▸ Objective:
Give back the full listing, character for character, with no pictures.

▸ Data shown:
========

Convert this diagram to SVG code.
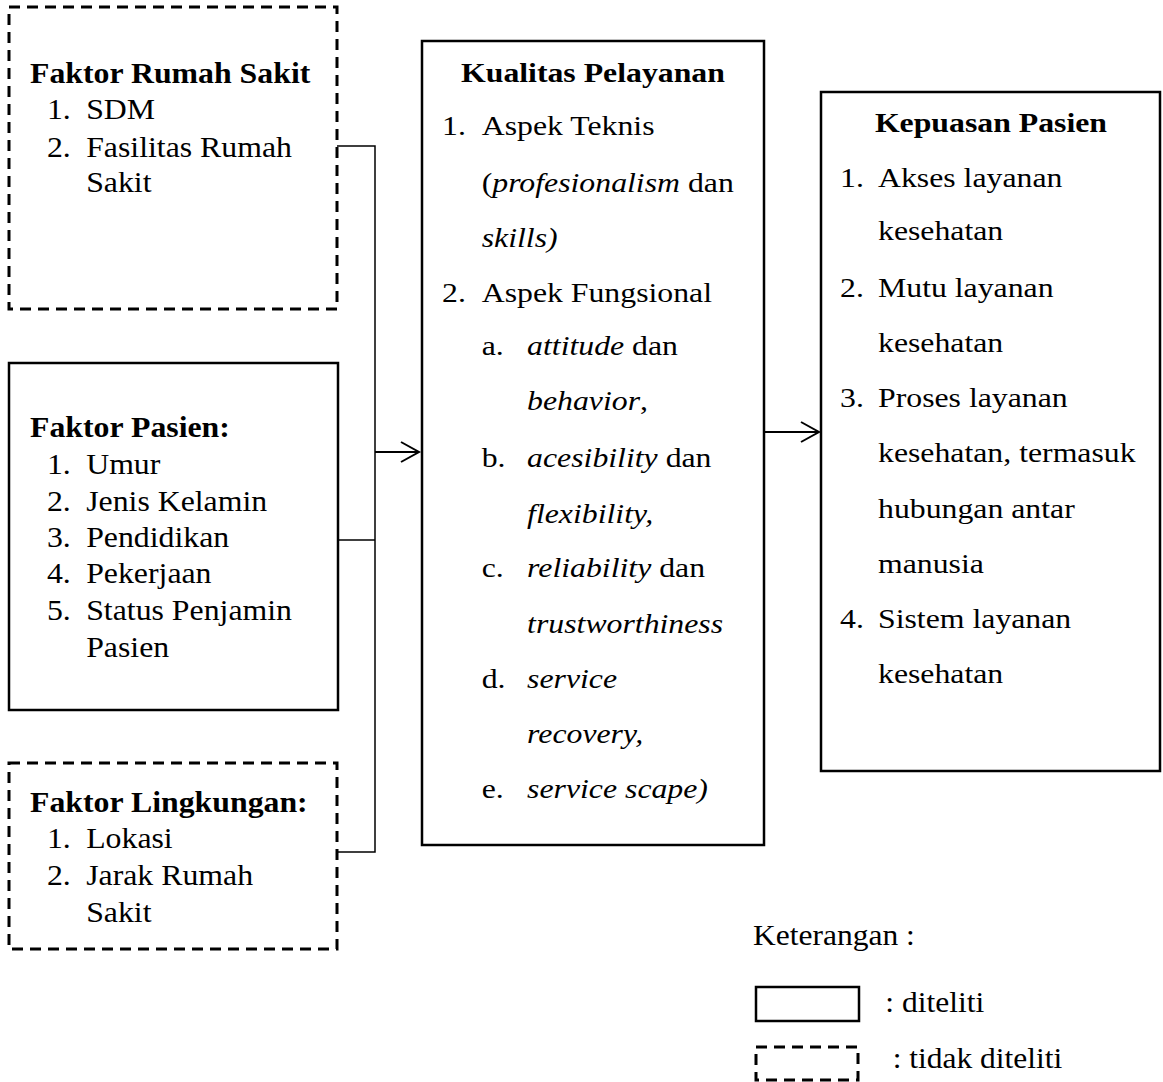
<svg xmlns="http://www.w3.org/2000/svg" width="1163" height="1082" viewBox="0 0 1163 1082">
<style>
text{font-family:"Liberation Serif","Times New Roman",serif;fill:#000}
.s30{font-size:30px}
.s28{font-size:28px}
.b{font-weight:bold}
.i{font-style:italic}
.solid{fill:#fff;stroke:#000;stroke-width:2.5}
.dash{fill:#fff;stroke:#000;stroke-width:3;stroke-dasharray:11 7}
.conn{fill:none;stroke:#000;stroke-width:1.5}
.arr{fill:none;stroke:#000;stroke-width:2}
</style>
<rect width="1163" height="1082" fill="#fff"/>
<g id="connectors">
<path class="conn" d="M337 146 H375 V852 H337"/>
<path class="conn" d="M338 540 H375"/>
<path class="arr" d="M375 452 H419 M401 442 L419 452 L401 462"/>
<path class="arr" d="M764 432 H819 M801 422 L819 432 L801 442"/>
</g>
<g id="faktor-rumah-sakit">
<rect class="dash" x="9" y="7" width="328" height="302"/>
<g class="s30" transform="translate(30 0) scale(1.06 1)">
<text class="b" x="0" y="83">Faktor Rumah Sakit</text>
<text x="16" y="119">1.</text><text x="53" y="119">SDM</text>
<text x="16" y="157">2.</text><text x="53" y="157">Fasilitas Rumah</text>
<text x="53" y="192">Sakit</text>
</g>
</g>
<g id="faktor-pasien">
<rect class="solid" x="9" y="363" width="329" height="347"/>
<g class="s30" transform="translate(30 0) scale(1.06 1)">
<text class="b" x="0" y="437">Faktor Pasien:</text>
<text x="16" y="474">1.</text><text x="53" y="474">Umur</text>
<text x="16" y="511">2.</text><text x="53" y="511">Jenis Kelamin</text>
<text x="16" y="547">3.</text><text x="53" y="547">Pendidikan</text>
<text x="16" y="583">4.</text><text x="53" y="583">Pekerjaan</text>
<text x="16" y="620">5.</text><text x="53" y="620">Status Penjamin</text>
<text x="53" y="657">Pasien</text>
</g>
</g>
<g id="faktor-lingkungan">
<rect class="dash" x="9" y="763" width="328" height="186"/>
<g class="s30" transform="translate(30 0) scale(1.06 1)">
<text class="b" x="0" y="812">Faktor Lingkungan:</text>
<text x="16" y="848">1.</text><text x="53" y="848">Lokasi</text>
<text x="16" y="885">2.</text><text x="53" y="885">Jarak Rumah</text>
<text x="53" y="922">Sakit</text>
</g>
</g>
<g id="kualitas-pelayanan">
<rect class="solid" x="422" y="41" width="342" height="804"/>
<g class="s28" transform="translate(442 0) scale(1.135 1)">
<text class="b" x="133" y="82" text-anchor="middle">Kualitas Pelayanan</text>
<text x="0" y="135">1.</text><text x="35" y="135">Aspek Teknis</text>
<text x="35" y="192">(<tspan class="i">profesionalism</tspan> dan</text>
<text x="35" y="247" class="i">skills)</text>
<text x="0" y="302">2.</text><text x="35" y="302">Aspek Fungsional</text>
<text x="35" y="355">a.</text><text x="75" y="355"><tspan class="i">attitude</tspan> dan</text>
<text x="75" y="410"><tspan class="i">behavior</tspan>,</text>
<text x="35" y="467">b.</text><text x="75" y="467"><tspan class="i">acesibility</tspan> dan</text>
<text x="75" y="523" class="i">flexibility,</text>
<text x="35" y="577">c.</text><text x="75" y="577"><tspan class="i">reliability</tspan> dan</text>
<text x="75" y="633" class="i">trustworthiness</text>
<text x="35" y="688">d.</text><text x="75" y="688" class="i">service</text>
<text x="75" y="743" class="i">recovery,</text>
<text x="35" y="798">e.</text><text x="75" y="798" class="i">service scape)</text>
</g>
</g>
<g id="kepuasan-pasien">
<rect class="solid" x="821" y="92" width="339" height="679"/>
<g class="s28" transform="translate(840 0) scale(1.135 1)">
<text class="b" x="133" y="132" text-anchor="middle">Kepuasan Pasien</text>
<text x="0" y="187">1.</text><text x="33.5" y="187">Akses layanan</text>
<text x="33.5" y="240">kesehatan</text>
<text x="0" y="297">2.</text><text x="33.5" y="297">Mutu layanan</text>
<text x="33.5" y="352">kesehatan</text>
<text x="0" y="407">3.</text><text x="33.5" y="407">Proses layanan</text>
<text x="33.5" y="462">kesehatan, termasuk</text>
<text x="33.5" y="518">hubungan antar</text>
<text x="33.5" y="573">manusia</text>
<text x="0" y="628">4.</text><text x="33.5" y="628">Sistem layanan</text>
<text x="33.5" y="683">kesehatan</text>
</g>
</g>
<g id="legend">
<rect class="solid" x="756" y="987" width="103" height="34"/>
<rect class="dash" x="756" y="1047" width="102" height="33"/>
<g class="s30" transform="translate(753 0) scale(1.05 1)">
<text x="0" y="945">Keterangan :</text>
<text x="126" y="1012">: diteliti</text>
<text x="133" y="1068">: tidak diteliti</text>
</g>
</g>
</svg>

========

▸ Task result:
Convert this diagram to SVG code.
<svg xmlns="http://www.w3.org/2000/svg" width="1163" height="1082" viewBox="0 0 1163 1082">
<style>
text{font-family:"Liberation Serif","Times New Roman",serif;fill:#000}
.s30{font-size:30px}
.s28{font-size:28px}
.b{font-weight:bold}
.i{font-style:italic}
.solid{fill:#fff;stroke:#000;stroke-width:2.5}
.dash{fill:#fff;stroke:#000;stroke-width:3;stroke-dasharray:11 7}
.conn{fill:none;stroke:#000;stroke-width:1.5}
.arr{fill:none;stroke:#000;stroke-width:2}
</style>
<rect width="1163" height="1082" fill="#fff"/>
<g id="connectors">
<path class="conn" d="M337 146 H375 V852 H337"/>
<path class="conn" d="M338 540 H375"/>
<path class="arr" d="M375 452 H419 M401 442 L419 452 L401 462"/>
<path class="arr" d="M764 432 H819 M801 422 L819 432 L801 442"/>
</g>
<g id="faktor-rumah-sakit">
<rect class="dash" x="9" y="7" width="328" height="302"/>
<g class="s30" transform="translate(30 0) scale(1.06 1)">
<text class="b" x="0" y="83">Faktor Rumah Sakit</text>
<text x="16" y="119">1.</text><text x="53" y="119">SDM</text>
<text x="16" y="157">2.</text><text x="53" y="157">Fasilitas Rumah</text>
<text x="53" y="192">Sakit</text>
</g>
</g>
<g id="faktor-pasien">
<rect class="solid" x="9" y="363" width="329" height="347"/>
<g class="s30" transform="translate(30 0) scale(1.06 1)">
<text class="b" x="0" y="437">Faktor Pasien:</text>
<text x="16" y="474">1.</text><text x="53" y="474">Umur</text>
<text x="16" y="511">2.</text><text x="53" y="511">Jenis Kelamin</text>
<text x="16" y="547">3.</text><text x="53" y="547">Pendidikan</text>
<text x="16" y="583">4.</text><text x="53" y="583">Pekerjaan</text>
<text x="16" y="620">5.</text><text x="53" y="620">Status Penjamin</text>
<text x="53" y="657">Pasien</text>
</g>
</g>
<g id="faktor-lingkungan">
<rect class="dash" x="9" y="763" width="328" height="186"/>
<g class="s30" transform="translate(30 0) scale(1.06 1)">
<text class="b" x="0" y="812">Faktor Lingkungan:</text>
<text x="16" y="848">1.</text><text x="53" y="848">Lokasi</text>
<text x="16" y="885">2.</text><text x="53" y="885">Jarak Rumah</text>
<text x="53" y="922">Sakit</text>
</g>
</g>
<g id="kualitas-pelayanan">
<rect class="solid" x="422" y="41" width="342" height="804"/>
<g class="s28" transform="translate(442 0) scale(1.135 1)">
<text class="b" x="133" y="82" text-anchor="middle">Kualitas Pelayanan</text>
<text x="0" y="135">1.</text><text x="35" y="135">Aspek Teknis</text>
<text x="35" y="192">(<tspan class="i">profesionalism</tspan> dan</text>
<text x="35" y="247" class="i">skills)</text>
<text x="0" y="302">2.</text><text x="35" y="302">Aspek Fungsional</text>
<text x="35" y="355">a.</text><text x="75" y="355"><tspan class="i">attitude</tspan> dan</text>
<text x="75" y="410"><tspan class="i">behavior</tspan>,</text>
<text x="35" y="467">b.</text><text x="75" y="467"><tspan class="i">acesibility</tspan> dan</text>
<text x="75" y="523" class="i">flexibility,</text>
<text x="35" y="577">c.</text><text x="75" y="577"><tspan class="i">reliability</tspan> dan</text>
<text x="75" y="633" class="i">trustworthiness</text>
<text x="35" y="688">d.</text><text x="75" y="688" class="i">service</text>
<text x="75" y="743" class="i">recovery,</text>
<text x="35" y="798">e.</text><text x="75" y="798" class="i">service scape)</text>
</g>
</g>
<g id="kepuasan-pasien">
<rect class="solid" x="821" y="92" width="339" height="679"/>
<g class="s28" transform="translate(840 0) scale(1.135 1)">
<text class="b" x="133" y="132" text-anchor="middle">Kepuasan Pasien</text>
<text x="0" y="187">1.</text><text x="33.5" y="187">Akses layanan</text>
<text x="33.5" y="240">kesehatan</text>
<text x="0" y="297">2.</text><text x="33.5" y="297">Mutu layanan</text>
<text x="33.5" y="352">kesehatan</text>
<text x="0" y="407">3.</text><text x="33.5" y="407">Proses layanan</text>
<text x="33.5" y="462">kesehatan, termasuk</text>
<text x="33.5" y="518">hubungan antar</text>
<text x="33.5" y="573">manusia</text>
<text x="0" y="628">4.</text><text x="33.5" y="628">Sistem layanan</text>
<text x="33.5" y="683">kesehatan</text>
</g>
</g>
<g id="legend">
<rect class="solid" x="756" y="987" width="103" height="34"/>
<rect class="dash" x="756" y="1047" width="102" height="33"/>
<g class="s30" transform="translate(753 0) scale(1.05 1)">
<text x="0" y="945">Keterangan :</text>
<text x="126" y="1012">: diteliti</text>
<text x="133" y="1068">: tidak diteliti</text>
</g>
</g>
</svg>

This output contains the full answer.